Ma soprattutto, a pesare sono i conti. Palazzo Chigi ha seri dubbi sulla possibilità che a queste condizioni la Sicilia possa riuscire a chiudere un bilancio nel quale bisognerà trovare le somme che andranno a sostituire quelle del Fondo di sviluppo e coesione, usate impropriamente per la spesa corrente. Una cifra-monstre di quasi 1,7 miliardi di euro che il governo regionale dovrebbe andare a reperire altrove, in un periodo di crisi dal quale l’Isola non sembra uscire. “La Sicilia non ha lo stesso passo del resto d’Italia”, commentavano nelle settimane scorse i renziani. E in tanti adesso iniziano a pensare che a queste condizioni, la permanenza a sostegno di Crocetta possa essere solo nociva per il Pd, visto che si andrebbe incontro a mesi di logoramento politico e di scelte necessariamente impopolari che si ripercuoterebbero sul consenso.
A tenere tutti uniti fin qui è stata anche la paura “grillina”. La possibile vittoria del Movimento cinque stelle in Sicilia sarebbe un duro colpo per Renzi. “Ma non si può dire che non si deve andare al voto solo per paura di perdere le elezioni”, aveva detto recentemente Faraone.
Intanto, però, le segreterie dei partiti siciliani sembrano avere altri programmi per la testa, che non contemplano la prematura fine della legislatura.
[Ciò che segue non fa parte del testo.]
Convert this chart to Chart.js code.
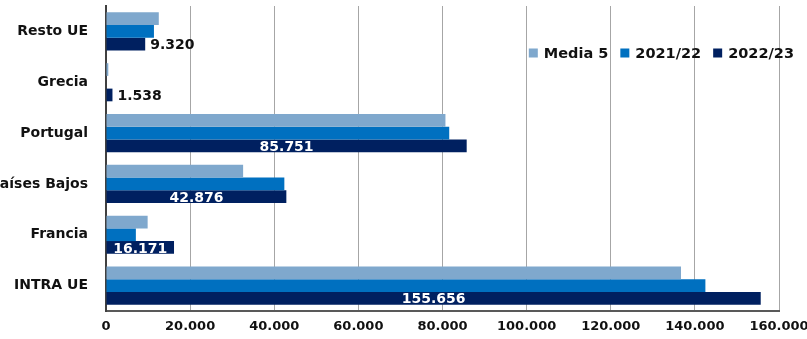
<!DOCTYPE html>
<html>
<head>
<meta charset="utf-8">
<script src="https://cdn.jsdelivr.net/npm/chart.js@4/dist/chart.umd.min.js"></script>
<style>
html,body{margin:0;padding:0;background:#fff;}
#wrap{width:807px;height:339px;position:relative;}
</style>
</head>
<body>
<div id="wrap"><canvas id="c" width="807" height="339"></canvas></div>
<script>
const categories = ["Resto UE", "Grecia", "Portugal", "Países Bajos", "Francia", "INTRA UE"];
const seriesNames = ["Media 5", "2021/22", "2022/23"];
const media5 = [12550, 550, 80700, 32600, 9900, 136700];
const v2021 = [11400, 120, 81600, 42400, 7100, 142500];
const v2022 = [9320, 1538, 85751, 42876, 16171, 155656];
const xTicks = [0, 20000, 40000, 60000, 80000, 100000, 120000, 140000, 160000];
const colors = ["#7FA8CD", "#0070C0", "#002060"];

const FONT = "'DejaVu Sans', Verdana, sans-serif";
function fmt(v){ return v.toString().replace(/\B(?=(\d{3})+(?!\d))/g, "."); }

const labelPlugin = {
  id: 'valueLabels',
  afterDatasetsDraw(chart){
    const ctx = chart.ctx;
    const meta = chart.getDatasetMeta(2);
    ctx.save();
    ctx.font = "bold 14px " + FONT;
    ctx.textBaseline = 'middle';
    meta.data.forEach((bar, i) => {
      const v = v2022[i];
      const txt = fmt(v);
      const w = ctx.measureText(txt).width;
      const left = bar.base, right = bar.x;
      if (right - left > w + 6) {
        ctx.fillStyle = '#ffffff';
        ctx.textAlign = 'center';
        ctx.fillText(txt, (left + right) / 2, bar.y + 1.5);
      } else {
        ctx.fillStyle = '#111111';
        ctx.textAlign = 'left';
        ctx.fillText(txt, right + 5, bar.y + 1.5);
      }
    });
    ctx.restore();
  }
};

const legendPlugin = {
  id: 'innerLegend',
  afterDraw(chart){
    const ctx = chart.ctx;
    ctx.save();
    ctx.font = "bold 14.5px " + FONT;
    ctx.textBaseline = 'middle';
    const box = 9, gap = 6, spacing = 12;
    const widths = seriesNames.map(n => ctx.measureText(n).width);
    let total = 0;
    widths.forEach((w, i) => { total += box + gap + w + (i < widths.length - 1 ? spacing : 0); });
    let x = chart.chartArea.right + 15 - total;
    const y = 53;
    seriesNames.forEach((n, i) => {
      ctx.fillStyle = colors[i];
      ctx.fillRect(x, y - box / 2, box, box);
      x += box + gap;
      ctx.fillStyle = '#111111';
      ctx.textAlign = 'left';
      ctx.fillText(n, x, y + 1);
      x += widths[i] + spacing;
    });
    ctx.restore();
  }
};

new Chart(document.getElementById('c'), {
  type: 'bar',
  data: {
    labels: categories,
    datasets: [
      { label: seriesNames[0], data: media5, backgroundColor: colors[0] },
      { label: seriesNames[1], data: v2021, backgroundColor: colors[1] },
      { label: seriesNames[2], data: v2022, backgroundColor: colors[2] }
    ]
  },
  options: {
    indexAxis: 'y',
    responsive: false,
    animation: false,
    devicePixelRatio: 1,
    layout: { padding: { left: 0, right: 28, top: 6, bottom: 0 } },
    datasets: { bar: { categoryPercentage: 0.75, barPercentage: 1.0, borderWidth: 0 } },
    plugins: { legend: { display: false }, tooltip: { enabled: false } },
    scales: {
      x: {
        min: 0, max: 160000,
        afterBuildTicks: (s) => { s.ticks = xTicks.map(v => ({ value: v })); },
        afterFit: (s) => { s.height = 28; s.paddingLeft = 0; s.paddingRight = 0; s.paddingTop = 0; s.paddingBottom = 0; },
        grid: { color: '#a6a6a6', lineWidth: 1, drawTicks: false },
        border: { display: true, color: '#595959', width: 2 },
        ticks: {
          padding: 8,
          color: '#111111',
          font: { family: FONT, size: 13, weight: 'bold' },
          callback: (v) => fmt(v),
          maxRotation: 0, autoSkip: false
        }
      },
      y: {
        afterFit: (s) => { s.width = 106; s.paddingTop = 0; s.paddingBottom = 0; s.paddingLeft = 0; s.paddingRight = 0; },
        grid: { display: false, drawTicks: false },
        border: { display: true, color: '#404040', width: 2 },
        ticks: {
          padding: 18,
          color: '#111111',
          font: { family: FONT, size: 14, weight: 'bold' }
        }
      }
    }
  },
  plugins: [labelPlugin, legendPlugin]
});
</script>
</body>
</html>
Da settimane, invece, si dibatte e non sottotraccia di un possibile rimpasto verso un governo politico, che alimenta gli appetiti di più di un deputato. L’istinto di autoconservazione degli inquilini di Sala d’Ercole è stato e tuttora è la migliore garanzia di sopravvivenza per Crocetta, malgrado l’insofferenza romana. Il problema, oggi come l’estate scorsa, resta quello: trovare la strada. Convincere i deputati regionali a sfiduciare Crocetta (soluzione certamente non agevole) o spiegare al governatore che è ora di farsi da parte. Come è successo a Ignazio Marino.